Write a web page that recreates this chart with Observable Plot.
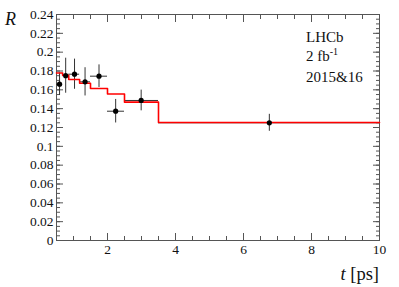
<!DOCTYPE html>
<html><head><meta charset="utf-8">
<script src="https://cdn.jsdelivr.net/npm/d3@7"></script>
<script src="https://cdn.jsdelivr.net/npm/@observablehq/plot@0.6"></script>
<style>
body{margin:0;background:#fff;}
#chart{width:399px;height:287px;}
svg{display:block;}
</style></head><body><div id="chart"></div>
<script>
// bin edges in t [ps]
const binEdges = [0.5, 0.68, 0.86, 1.18, 1.5, 2.0, 2.5, 3.5, 10];
// measured points
const tCenters = [0.59, 0.77, 1.03, 1.34, 1.75, 2.24, 2.99, 6.76];
const rValues = [0.166, 0.175, 0.1766, 0.1685, 0.1745, 0.1373, 0.1487, 0.125];
const rErrors = [0.012, 0.0186, 0.016, 0.015, 0.012, 0.0125, 0.011, 0.009];
// fit (red step)
const fitValues = [0.1779, 0.1755, 0.171, 0.167, 0.1614, 0.1556, 0.1469, 0.1253];
// axis ticks
const xMajor = [2, 4, 6, 8, 10];
const yMajor = [0, 0.02, 0.04, 0.06, 0.08, 0.1, 0.12, 0.14, 0.16, 0.18, 0.2, 0.22, 0.24];
const xMinor = d3.range(0.5, 10.0001, 0.5);
const yMinor = d3.range(0, 0.24001, 0.005);
const texts = {yLabel: "R", xVar: "t", xUnit: " [ps]", exp: "LHCb", lumi: "2 fb", lumiExp: "-1", years: "2015&16"};

const points = tCenters.map((t, i) => ({t, R: rValues[i], lo: rValues[i] - rErrors[i], hi: rValues[i] + rErrors[i], t0: binEdges[i], t1: binEdges[i + 1]}));
const fit = binEdges.map((t, i) => ({t, R: fitValues[Math.min(i, fitValues.length - 1)]}));

const axisColor = "#555";
const fmt = d => String(+d.toFixed(2));
const font = "'Liberation Serif', 'Times New Roman', serif";

const chart = Plot.plot({
  width: 399, height: 287,
  marginLeft: 56, marginRight: 20, marginTop: 14, marginBottom: 47,
  style: {fontFamily: font, fontSize: "13.5px", color: "#222", background: "#fff"},
  x: {domain: [0.5, 10], label: null},
  y: {domain: [0, 0.24], label: null},
  marks: [
    Plot.frame({stroke: axisColor}),
    Plot.axisY(yMajor, {anchor: "left", tickSize: -7, tickPadding: 10, tickFormat: fmt, stroke: axisColor, label: null}),
    Plot.axisY(yMinor, {anchor: "left", tickSize: -4, tickFormat: () => "", stroke: axisColor, label: null}),
    Plot.axisY(yMajor, {anchor: "right", tickSize: -7, tickFormat: () => "", stroke: axisColor, label: null}),
    Plot.axisY(yMinor, {anchor: "right", tickSize: -4, tickFormat: () => "", stroke: axisColor, label: null}),
    Plot.axisX(xMajor, {anchor: "bottom", tickSize: -7, tickPadding: 11, tickFormat: fmt, stroke: axisColor, label: null}),
    Plot.axisX(xMinor, {anchor: "bottom", tickSize: -4, tickFormat: () => "", stroke: axisColor, label: null}),
    Plot.axisX(xMajor, {anchor: "top", tickSize: -7, tickFormat: () => "", stroke: axisColor, label: null}),
    Plot.axisX(xMinor, {anchor: "top", tickSize: -4, tickFormat: () => "", stroke: axisColor, label: null}),
    Plot.ruleX(points, {x: "t", y1: "lo", y2: "hi", stroke: "#333", strokeWidth: 1}),
    Plot.ruleY(points, {y: "R", x1: "t0", x2: "t1", stroke: "#333", strokeWidth: 1}),
    Plot.line(fit, {x: "t", y: "R", curve: "step-after", stroke: "#f00", strokeWidth: 1.6}),
    Plot.dot(points, {x: "t", y: "R", r: 2.6, fill: "#000", stroke: "none"})
  ]
});
document.getElementById("chart").appendChild(chart);

const svg = d3.select(chart);
const add = (x, y, size, anchor) => svg.append("text").attr("x", x).attr("y", y)
  .attr("font-size", size).attr("fill", "#111").attr("text-anchor", anchor);
add(5, 25, "18px", "start").attr("font-style", "italic").text(texts.yLabel);
const xl = add(379, 280, "18.5px", "end");
xl.append("tspan").attr("font-style", "italic").text(texts.xVar);
xl.append("tspan").text(texts.xUnit);
add(306, 42, "15px", "start").text(texts.exp);
const lumi = add(306, 61, "15px", "start");
lumi.append("tspan").text(texts.lumi);
lumi.append("tspan").attr("font-size", "10px").attr("dy", "-6").text(texts.lumiExp);
add(306, 82, "15px", "start").text(texts.years);
svg.selectAll("text, tspan, g").style("font-family", font).style("font-variant", "normal");
svg.selectAll("g[aria-label*='tick label'] text").style("fill", "#111");
</script>
</body></html>
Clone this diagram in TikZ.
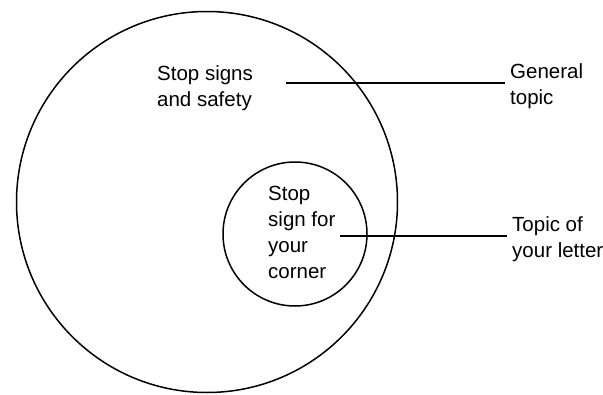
\documentclass[tikz,border=0pt]{standalone}
\usepackage{fontspec}
\setmainfont{Liberation Sans}
\usetikzlibrary{positioning, calc}
\tikzstyle{ring} = [circle, draw, line width=1.5pt, inner sep=0pt]
\tikzstyle{notetext} = [align=left, anchor=base west, inner sep=0pt, font=\fontsize{20.5}{26}\selectfont]
\tikzstyle{pointer} = [line width=2pt, shorten >=5pt]

\begin{document}
\begin{tikzpicture}[x=1pt, y=-1pt]
    \useasboundingbox (0,0) rectangle (603,394);
    \node[ring, minimum size=381pt] (general) at (207,202) {};
    \node[ring, minimum size=144pt] (letter) at (295,234) {};

    % anchored at the baseline of the last line
    \node[notetext] (generaltext) at (157,106) {Stop signs\\and safety};
    \node[notetext] (lettertext) at (268,278) {Stop\\sign for\\your\\corner};
    \node[notetext] (gentopic) at (510,104) {General\\topic};
    \node[notetext] (lettopic) at (512,257) {Topic of\\your letter};

    \coordinate (gstart) at (286,83);
    \coordinate (lstart) at (340,236);
    \draw[pointer] (gstart) -- (gstart -| gentopic.west);
    \draw[pointer] (lstart) -- (lstart -| lettopic.west);
\end{tikzpicture}
\end{document}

=== Short task ===
Nothing but the lines from the line containing "Clone this diagram in TikZ." through the last line of the material may be output, and they must be copied exactly, without pictures.

=== Output of the task ===
Clone this diagram in TikZ.
\documentclass[tikz,border=0pt]{standalone}
\usepackage{fontspec}
\setmainfont{Liberation Sans}
\usetikzlibrary{positioning, calc}
\tikzstyle{ring} = [circle, draw, line width=1.5pt, inner sep=0pt]
\tikzstyle{notetext} = [align=left, anchor=base west, inner sep=0pt, font=\fontsize{20.5}{26}\selectfont]
\tikzstyle{pointer} = [line width=2pt, shorten >=5pt]

\begin{document}
\begin{tikzpicture}[x=1pt, y=-1pt]
    \useasboundingbox (0,0) rectangle (603,394);
    \node[ring, minimum size=381pt] (general) at (207,202) {};
    \node[ring, minimum size=144pt] (letter) at (295,234) {};

    % anchored at the baseline of the last line
    \node[notetext] (generaltext) at (157,106) {Stop signs\\and safety};
    \node[notetext] (lettertext) at (268,278) {Stop\\sign for\\your\\corner};
    \node[notetext] (gentopic) at (510,104) {General\\topic};
    \node[notetext] (lettopic) at (512,257) {Topic of\\your letter};

    \coordinate (gstart) at (286,83);
    \coordinate (lstart) at (340,236);
    \draw[pointer] (gstart) -- (gstart -| gentopic.west);
    \draw[pointer] (lstart) -- (lstart -| lettopic.west);
\end{tikzpicture}
\end{document}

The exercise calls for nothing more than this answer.